═════ GIVEN DATA

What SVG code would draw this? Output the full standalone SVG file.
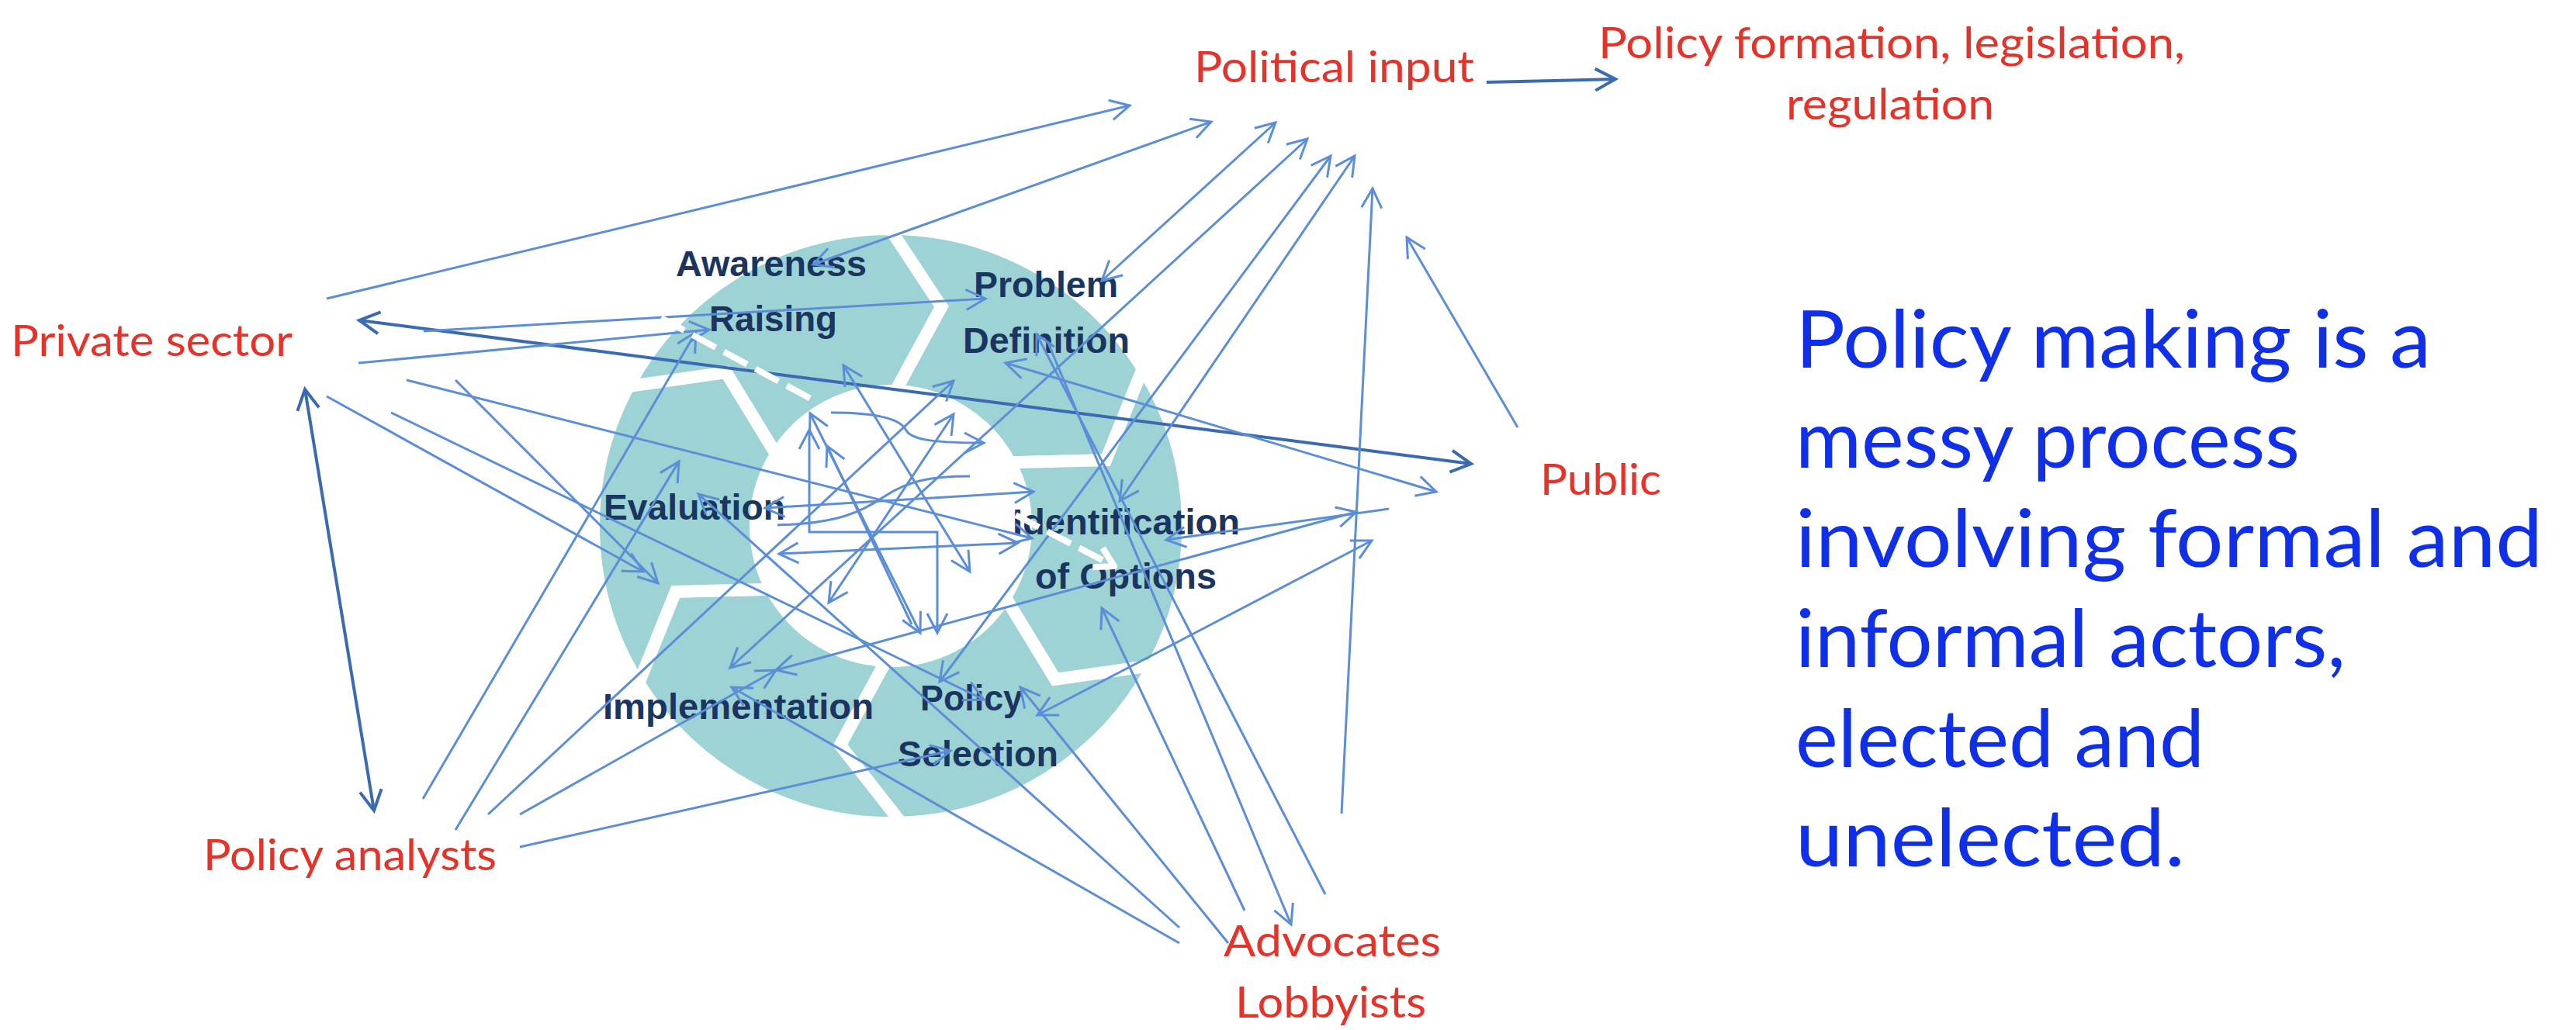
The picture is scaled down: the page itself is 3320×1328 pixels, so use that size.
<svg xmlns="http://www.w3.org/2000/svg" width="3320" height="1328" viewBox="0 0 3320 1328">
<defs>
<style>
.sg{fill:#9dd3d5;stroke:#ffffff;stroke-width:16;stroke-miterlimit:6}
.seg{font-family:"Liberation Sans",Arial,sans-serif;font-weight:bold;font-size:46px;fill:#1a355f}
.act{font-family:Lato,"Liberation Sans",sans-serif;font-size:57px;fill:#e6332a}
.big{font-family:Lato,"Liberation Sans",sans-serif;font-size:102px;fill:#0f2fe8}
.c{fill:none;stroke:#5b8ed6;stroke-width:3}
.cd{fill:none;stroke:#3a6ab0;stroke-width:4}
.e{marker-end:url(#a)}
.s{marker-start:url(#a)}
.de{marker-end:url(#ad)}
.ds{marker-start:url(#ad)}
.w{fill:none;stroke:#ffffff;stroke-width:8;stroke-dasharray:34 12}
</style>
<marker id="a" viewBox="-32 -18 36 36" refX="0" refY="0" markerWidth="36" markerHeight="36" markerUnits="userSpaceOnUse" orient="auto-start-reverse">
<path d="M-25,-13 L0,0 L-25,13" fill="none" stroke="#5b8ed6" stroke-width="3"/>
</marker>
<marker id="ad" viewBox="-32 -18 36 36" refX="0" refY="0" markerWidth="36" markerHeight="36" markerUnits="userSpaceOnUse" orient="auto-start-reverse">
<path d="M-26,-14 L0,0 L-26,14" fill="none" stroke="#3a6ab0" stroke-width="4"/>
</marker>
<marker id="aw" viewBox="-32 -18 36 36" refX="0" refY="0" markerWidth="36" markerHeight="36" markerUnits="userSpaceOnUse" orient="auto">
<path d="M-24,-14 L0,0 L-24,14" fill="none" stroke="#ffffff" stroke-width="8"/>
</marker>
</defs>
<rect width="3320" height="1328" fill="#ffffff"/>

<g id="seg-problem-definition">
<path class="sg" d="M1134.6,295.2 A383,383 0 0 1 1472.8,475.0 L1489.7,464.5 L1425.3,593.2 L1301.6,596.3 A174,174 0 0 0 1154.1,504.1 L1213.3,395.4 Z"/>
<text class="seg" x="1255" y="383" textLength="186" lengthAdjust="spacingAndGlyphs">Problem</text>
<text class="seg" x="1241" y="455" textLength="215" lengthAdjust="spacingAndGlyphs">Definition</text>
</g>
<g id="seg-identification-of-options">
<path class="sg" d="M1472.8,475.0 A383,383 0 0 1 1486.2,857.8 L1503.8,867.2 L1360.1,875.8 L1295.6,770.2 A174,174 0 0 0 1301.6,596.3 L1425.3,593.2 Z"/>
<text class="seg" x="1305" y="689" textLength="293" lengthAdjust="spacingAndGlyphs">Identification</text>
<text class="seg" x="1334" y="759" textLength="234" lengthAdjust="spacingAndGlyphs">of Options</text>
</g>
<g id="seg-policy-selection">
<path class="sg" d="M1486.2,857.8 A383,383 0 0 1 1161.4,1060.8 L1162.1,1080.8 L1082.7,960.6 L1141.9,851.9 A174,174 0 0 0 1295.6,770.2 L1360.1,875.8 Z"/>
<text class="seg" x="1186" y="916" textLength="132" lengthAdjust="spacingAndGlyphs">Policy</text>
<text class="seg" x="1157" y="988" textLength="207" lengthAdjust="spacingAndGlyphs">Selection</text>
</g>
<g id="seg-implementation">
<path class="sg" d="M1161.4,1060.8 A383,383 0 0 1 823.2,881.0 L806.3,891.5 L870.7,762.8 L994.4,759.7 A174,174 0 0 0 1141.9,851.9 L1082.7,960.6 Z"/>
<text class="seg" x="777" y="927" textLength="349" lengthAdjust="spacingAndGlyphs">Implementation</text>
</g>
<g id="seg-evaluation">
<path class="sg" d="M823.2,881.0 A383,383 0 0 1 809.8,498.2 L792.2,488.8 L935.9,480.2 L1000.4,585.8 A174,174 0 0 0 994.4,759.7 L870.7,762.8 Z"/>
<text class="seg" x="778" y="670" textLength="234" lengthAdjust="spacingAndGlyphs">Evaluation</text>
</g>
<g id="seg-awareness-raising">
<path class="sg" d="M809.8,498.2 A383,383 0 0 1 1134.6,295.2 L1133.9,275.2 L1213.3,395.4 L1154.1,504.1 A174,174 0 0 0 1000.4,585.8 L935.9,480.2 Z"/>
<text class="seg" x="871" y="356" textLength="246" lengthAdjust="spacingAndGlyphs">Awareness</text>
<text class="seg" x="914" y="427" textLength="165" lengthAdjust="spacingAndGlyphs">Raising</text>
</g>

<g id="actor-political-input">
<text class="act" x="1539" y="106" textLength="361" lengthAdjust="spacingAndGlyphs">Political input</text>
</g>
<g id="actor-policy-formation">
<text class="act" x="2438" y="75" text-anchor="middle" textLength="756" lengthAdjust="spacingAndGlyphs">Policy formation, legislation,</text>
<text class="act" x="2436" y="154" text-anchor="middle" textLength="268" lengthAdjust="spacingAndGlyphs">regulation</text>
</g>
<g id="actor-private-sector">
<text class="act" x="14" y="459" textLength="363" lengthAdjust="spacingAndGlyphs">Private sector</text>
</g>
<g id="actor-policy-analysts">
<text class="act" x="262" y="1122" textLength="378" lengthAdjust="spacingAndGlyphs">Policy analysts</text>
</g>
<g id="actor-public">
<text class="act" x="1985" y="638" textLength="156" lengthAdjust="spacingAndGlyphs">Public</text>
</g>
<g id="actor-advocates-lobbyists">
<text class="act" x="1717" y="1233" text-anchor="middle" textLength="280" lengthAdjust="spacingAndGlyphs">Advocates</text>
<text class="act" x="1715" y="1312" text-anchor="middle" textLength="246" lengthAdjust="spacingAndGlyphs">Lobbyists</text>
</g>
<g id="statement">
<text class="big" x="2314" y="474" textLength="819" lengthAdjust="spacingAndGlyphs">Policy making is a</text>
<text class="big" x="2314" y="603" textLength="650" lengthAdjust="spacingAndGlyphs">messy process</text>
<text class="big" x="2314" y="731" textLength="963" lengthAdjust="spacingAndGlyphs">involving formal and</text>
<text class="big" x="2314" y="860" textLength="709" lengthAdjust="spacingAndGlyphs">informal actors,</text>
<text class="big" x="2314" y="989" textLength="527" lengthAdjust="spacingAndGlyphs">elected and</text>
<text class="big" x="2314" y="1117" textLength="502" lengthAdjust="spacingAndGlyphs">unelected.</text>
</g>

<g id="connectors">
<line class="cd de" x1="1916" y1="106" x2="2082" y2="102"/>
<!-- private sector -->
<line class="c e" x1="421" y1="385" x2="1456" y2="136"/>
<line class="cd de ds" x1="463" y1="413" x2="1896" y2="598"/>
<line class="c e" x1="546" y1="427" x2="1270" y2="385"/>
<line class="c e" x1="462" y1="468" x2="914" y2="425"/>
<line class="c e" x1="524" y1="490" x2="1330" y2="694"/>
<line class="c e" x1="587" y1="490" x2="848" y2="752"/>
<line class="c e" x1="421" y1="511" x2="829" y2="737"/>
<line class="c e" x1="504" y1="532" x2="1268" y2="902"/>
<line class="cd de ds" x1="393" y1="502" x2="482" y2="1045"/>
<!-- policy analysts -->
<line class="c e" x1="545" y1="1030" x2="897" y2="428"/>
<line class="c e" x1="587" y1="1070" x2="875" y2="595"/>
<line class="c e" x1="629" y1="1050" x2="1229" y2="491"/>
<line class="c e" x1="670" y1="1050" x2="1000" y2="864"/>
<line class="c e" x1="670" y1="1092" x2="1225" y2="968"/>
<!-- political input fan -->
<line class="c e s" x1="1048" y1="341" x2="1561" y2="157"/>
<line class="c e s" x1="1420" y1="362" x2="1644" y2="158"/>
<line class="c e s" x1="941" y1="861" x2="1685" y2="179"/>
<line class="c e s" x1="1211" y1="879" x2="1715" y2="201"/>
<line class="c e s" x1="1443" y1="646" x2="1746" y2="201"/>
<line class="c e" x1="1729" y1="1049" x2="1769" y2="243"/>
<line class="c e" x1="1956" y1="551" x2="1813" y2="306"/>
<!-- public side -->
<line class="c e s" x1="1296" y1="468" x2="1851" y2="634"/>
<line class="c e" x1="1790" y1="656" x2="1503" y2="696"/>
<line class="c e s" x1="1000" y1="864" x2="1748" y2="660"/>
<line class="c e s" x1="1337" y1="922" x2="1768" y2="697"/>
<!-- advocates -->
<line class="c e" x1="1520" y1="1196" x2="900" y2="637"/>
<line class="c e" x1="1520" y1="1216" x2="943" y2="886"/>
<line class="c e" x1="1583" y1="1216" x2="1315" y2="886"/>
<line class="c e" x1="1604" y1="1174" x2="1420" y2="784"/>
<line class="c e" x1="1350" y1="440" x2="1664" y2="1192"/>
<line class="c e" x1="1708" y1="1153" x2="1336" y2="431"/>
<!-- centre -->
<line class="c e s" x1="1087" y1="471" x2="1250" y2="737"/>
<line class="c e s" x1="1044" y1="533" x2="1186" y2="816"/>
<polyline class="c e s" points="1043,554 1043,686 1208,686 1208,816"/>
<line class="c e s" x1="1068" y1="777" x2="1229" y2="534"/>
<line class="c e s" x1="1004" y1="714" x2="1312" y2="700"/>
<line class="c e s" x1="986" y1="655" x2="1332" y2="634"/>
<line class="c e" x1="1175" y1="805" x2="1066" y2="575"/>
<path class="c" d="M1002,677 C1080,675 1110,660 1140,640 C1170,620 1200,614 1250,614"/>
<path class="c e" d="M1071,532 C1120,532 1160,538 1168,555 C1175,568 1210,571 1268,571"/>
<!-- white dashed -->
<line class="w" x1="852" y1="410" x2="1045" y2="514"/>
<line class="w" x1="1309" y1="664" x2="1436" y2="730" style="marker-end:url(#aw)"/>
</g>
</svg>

══════════

EXERCISE GOAL>
Report each line of the material above where the word "size" appears.

ANSWER FOR THIS EXERCISE>
The picture is scaled down: the page itself is 3320×1328 pixels, so use that size.
.seg{font-family:"Liberation Sans",Arial,sans-serif;font-weight:bold;font-size:46px;fill:#1a355f}
.act{font-family:Lato,"Liberation Sans",sans-serif;font-size:57px;fill:#e6332a}
.big{font-family:Lato,"Liberation Sans",sans-serif;font-size:102px;fill:#0f2fe8}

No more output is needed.